Out of all readings we have done in this class so far, this one is probably my favorite. After I read that Thomas Edison made Charmion and her famous disrobing act the subject of one of his earliest films, I was surprised. I had heard that Edison created some of the earliest movies made in America, but I would not expect this to include such a scandalous thing as a woman stripping on a trapeze and men going wild over it. I have also been fascinated with how women have been perceived in American society and how this perception has changed over time. Charmion is just one example of the evolution of how we believe women should look and act. As the article discusses, the late 1800s saw the movement of athletic importance across the United States. While this was mainly targeted towards men, women were also encouraged to stay fit; as long as they could do it in a feminine, lady-like manner. 

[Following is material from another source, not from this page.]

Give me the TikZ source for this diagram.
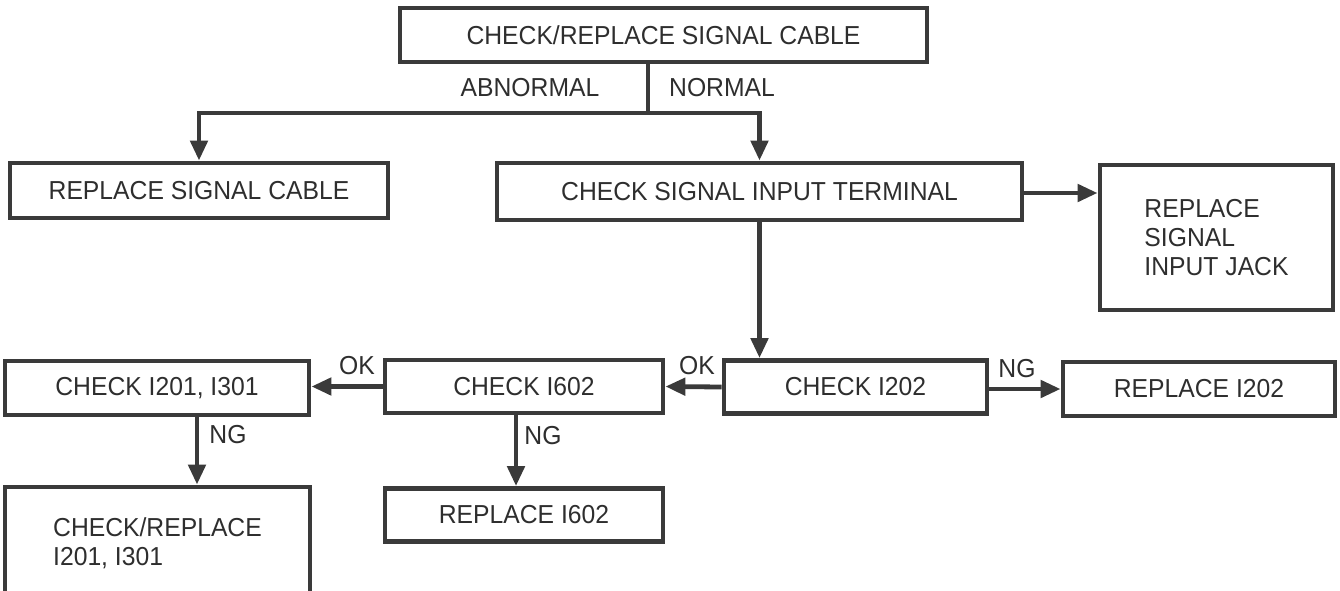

Throughout her career, Charmion used her platform as a performer to encourage women to exercise and keep a good diet. While doing this, she also challenged societal norms. Victorian-era women were supposed to dress modestly, wear corsets, and definitely should not take off any item of clothing in public. Watching the video of Charmion performing her disrobing act does not look that scandalous to the modern audience. Once she removes the everyday items, she is in her trapeze leotard. The problem that Victorian audiences had with the performance was not the showing off of arm and back muscles. There were many women strong women and performers of the day that did show off parts of their bodies as part of the performance. As the article says, it was the stripping aspect that many took offense to. Burlesque-type performances existed in America, but they were exotic acts. This was something that women with lost morals from Paris or Africa did, not the upstanding Victorian woman. Charmion knew this; it’s why she marketed herself as a Parisian to attract audiences. Charmion and her act made people question societal norms and aided in the growing feminist movement at the time.